The smaller dataset size (800 vs 15,000 samples) required more epochs and a higher learning rate to achieve good performance. The use of BF16 instead of FP16 provided better numerical stability for this specific training run.

Technical Insights

Memory Management

DeepSpeed proved essential for training 72B parameter models. The Stage 3 configuration for SFT enabled:

Parameter offloading to CPU during SFT
Optimizer state offloading
Gradient partitioning across GPUs

For DPO, Stage 2 was sufficient since we were building on an existing adapter, requiring less memory overhead.

Learning Rate Scheduling

The cosine learning rate scheduler with warmup ratios proved effective:

SFT: 5% warmup ratio with 0.0003 peak learning rate
DPO: 10% warmup ratio with 0.00005 peak learning rate
Single SFT: 10% warmup ratio with 0.0005 peak learning rate

LoRA Configuration Impact

The LoRA configuration (rank 16, alpha 32) provided a good balance between parameter efficiency and expressiveness. With lora_target all, we targeted all linear layers in the transformer, maximizing the model's ability to adapt while keeping the parameter count manageable.

Results and Observations

Two-Step Training Benefits

The SFT → DPO approach showed clear advantages for complex content generation tasks:

SFT Phase: Established basic task competency and domain knowledge
DPO Phase: Refined outputs to match human preferences and style guidelines

The longer sequence length in DPO (1024 vs 512 tokens) allowed the model to consider more context when making preference-based decisions.

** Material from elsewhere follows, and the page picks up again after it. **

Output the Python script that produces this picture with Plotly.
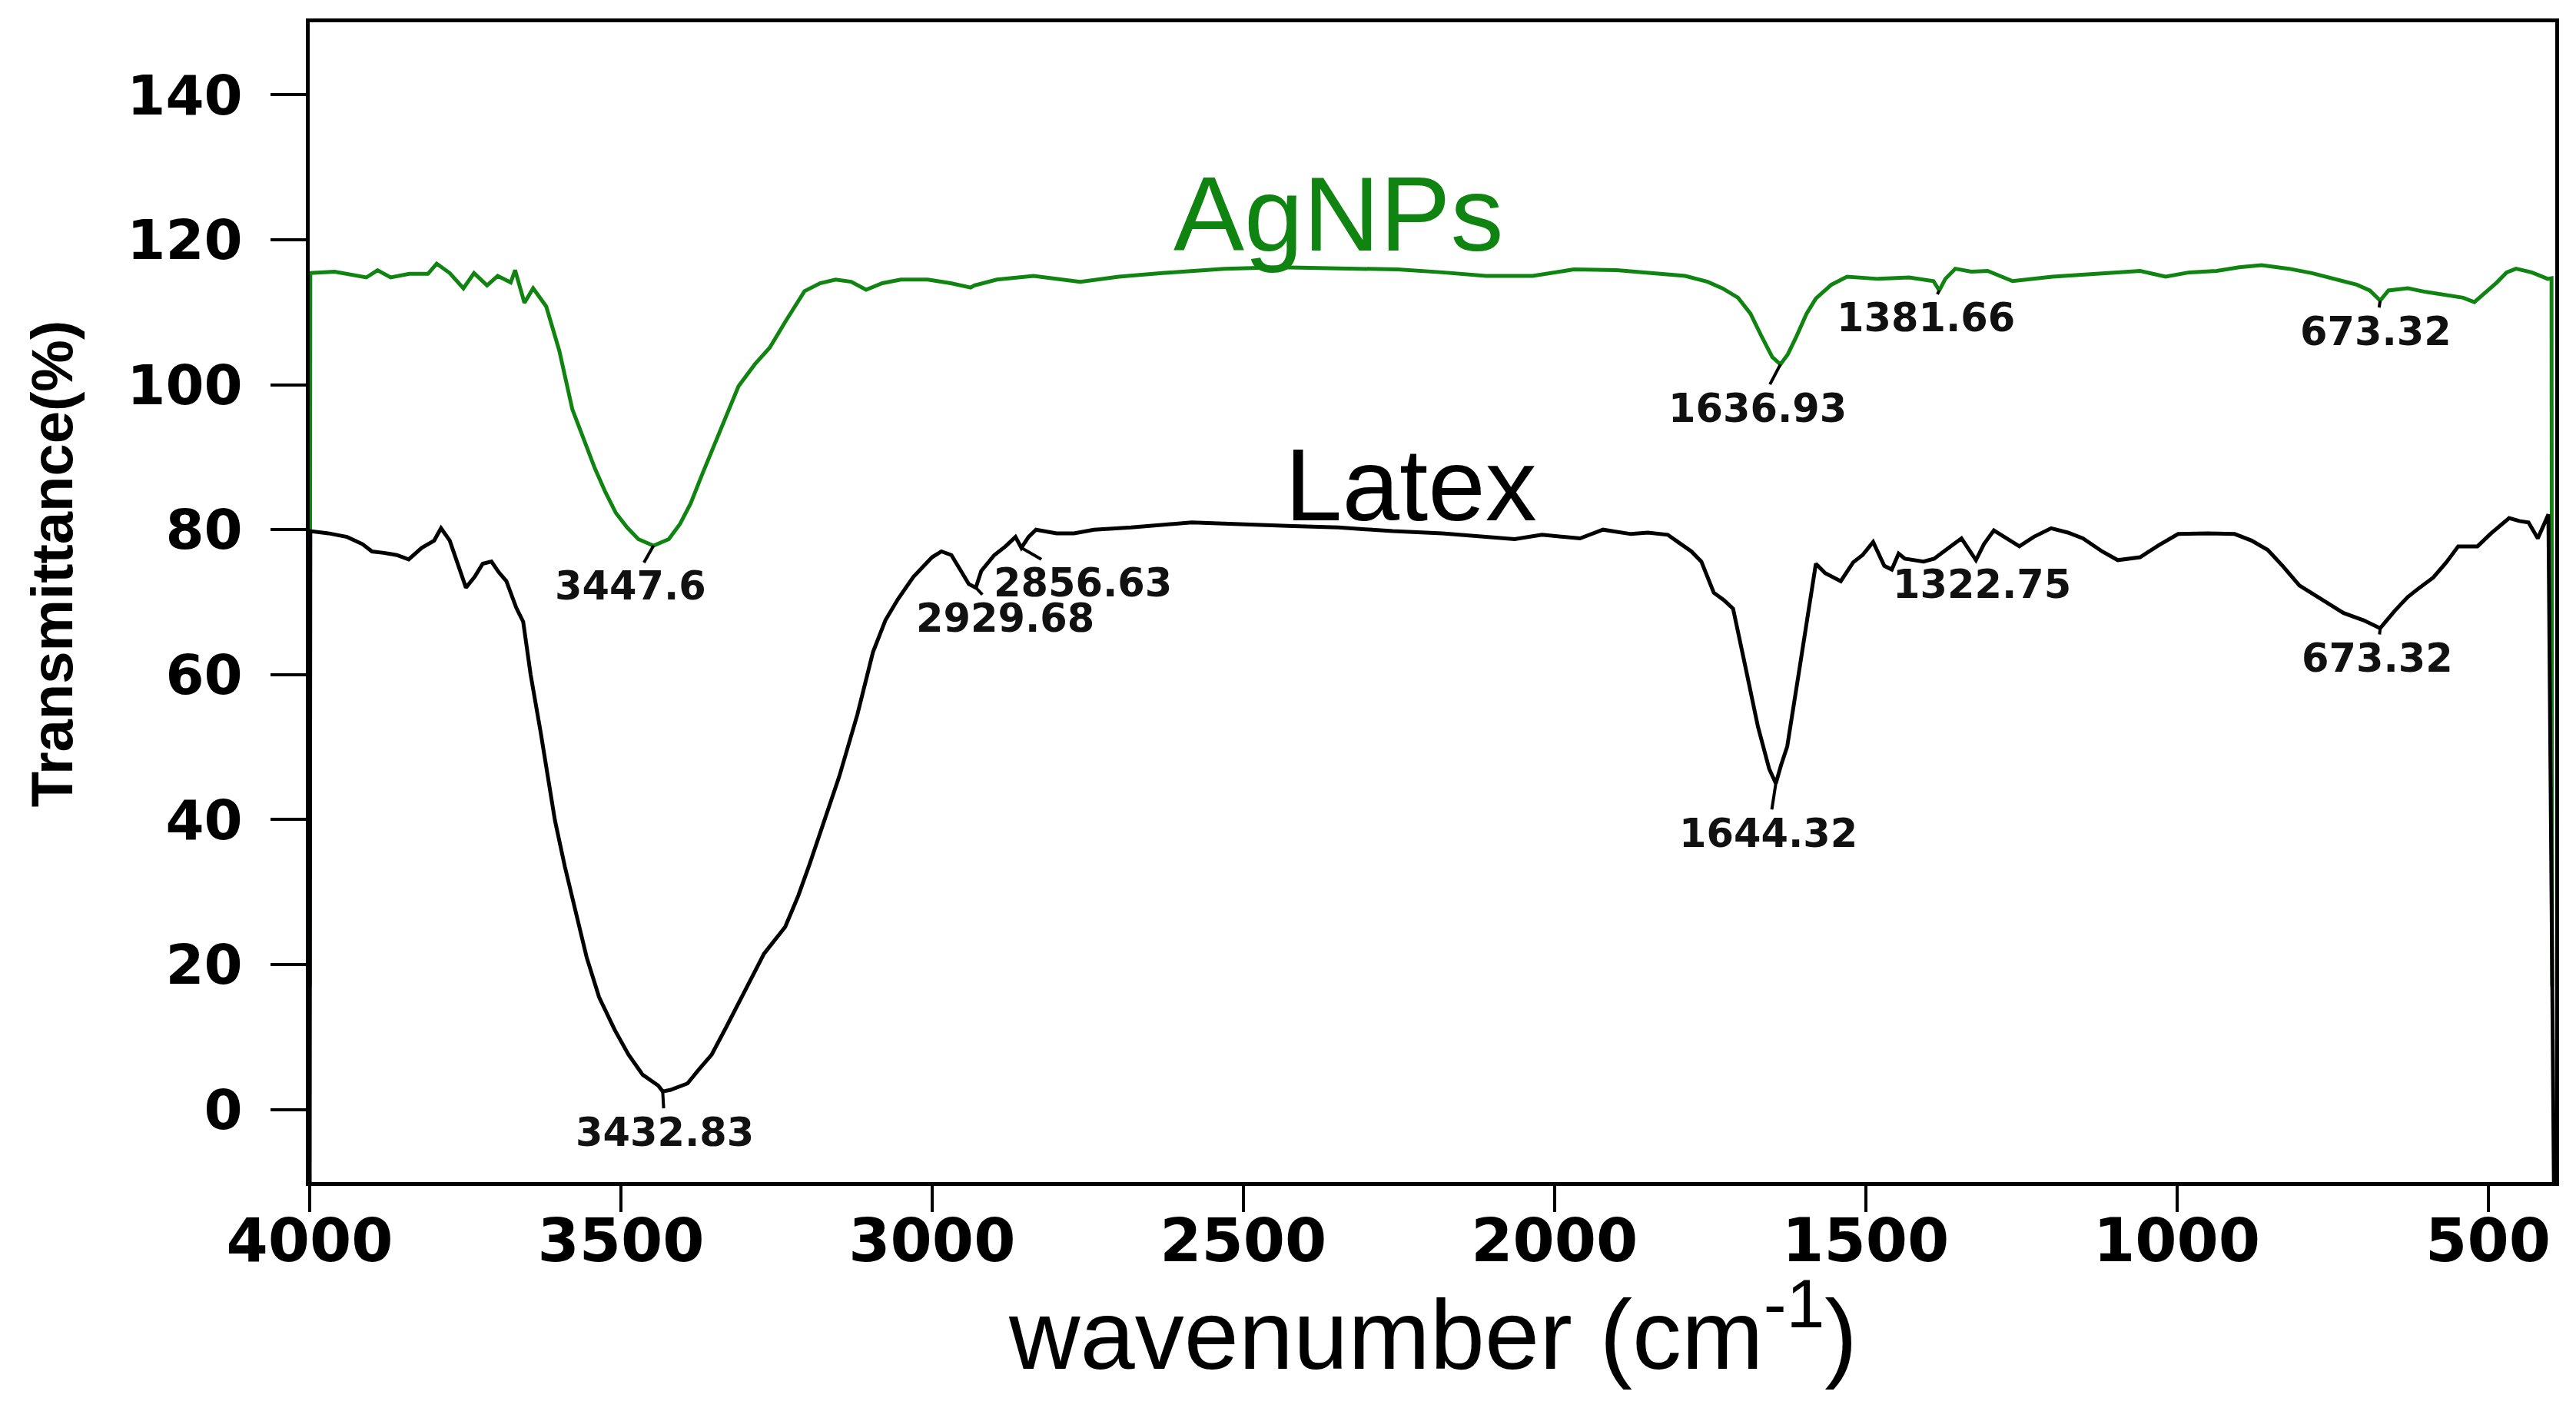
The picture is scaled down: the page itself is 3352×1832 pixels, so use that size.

Single-Step Training Efficiency

For simpler tasks with smaller datasets, the intensive single-step approach proved more efficient:

Faster iteration cycles (no need to wait for SFT completion)
Simpler hyperparameter tuning
Good results with focused, high-quality datasets

In the single-step SFT setting described above (800 samples, BF16, higher learning rate and more epochs), convergence felt faster and more responsive to hyperparameter changes. While it lacks the additional polish provided by a preference step, it remains an excellent approach when data is focused and iteration speed matters.

Practical Considerations

Training Time

Two-step approach: ~6-8 hours total (4-5 hours SFT + 2-3 hours DPO)
Single-step approach: ~3-4 hours

Resource Requirements

Both approaches required significant computational resources:

8x high-memory GPUs for distributed training
Substantial CPU RAM for DeepSpeed Stage 3 offloading
Fast storage for dataset loading and checkpoint saving

Dataset Quality

The quality of training data proved more important than quantity. The 800-sample dataset for single-step training, when carefully curated, achieved comparable results to larger datasets in the two-step approach.

Conclusion

Fine-tuning Qwen 2.5-72B for YouTube content generation demonstrated that different tasks benefit from different training approaches:

Use two-step SFT → DPO when:

You have access to preference data (chosen vs. rejected examples)
The task requires nuanced understanding of quality and style
You can afford longer training times

Use single-step SFT when:

You have high-quality, focused training data
The task is more straightforward
You need faster iteration cycles

The key technical enablers were DeepSpeed for memory management, LoRA for parameter efficiency, and careful hyperparameter tuning based on dataset characteristics. These approaches make it feasible to fine-tune state-of-the-art models for specialized content generation tasks without requiring the resources of major AI labs.

Both approaches produced models capable of generating high-quality YouTube content, demonstrating that with the right technical setup and training strategy, even individual researchers can successfully fine-tune large language models for specialized applications.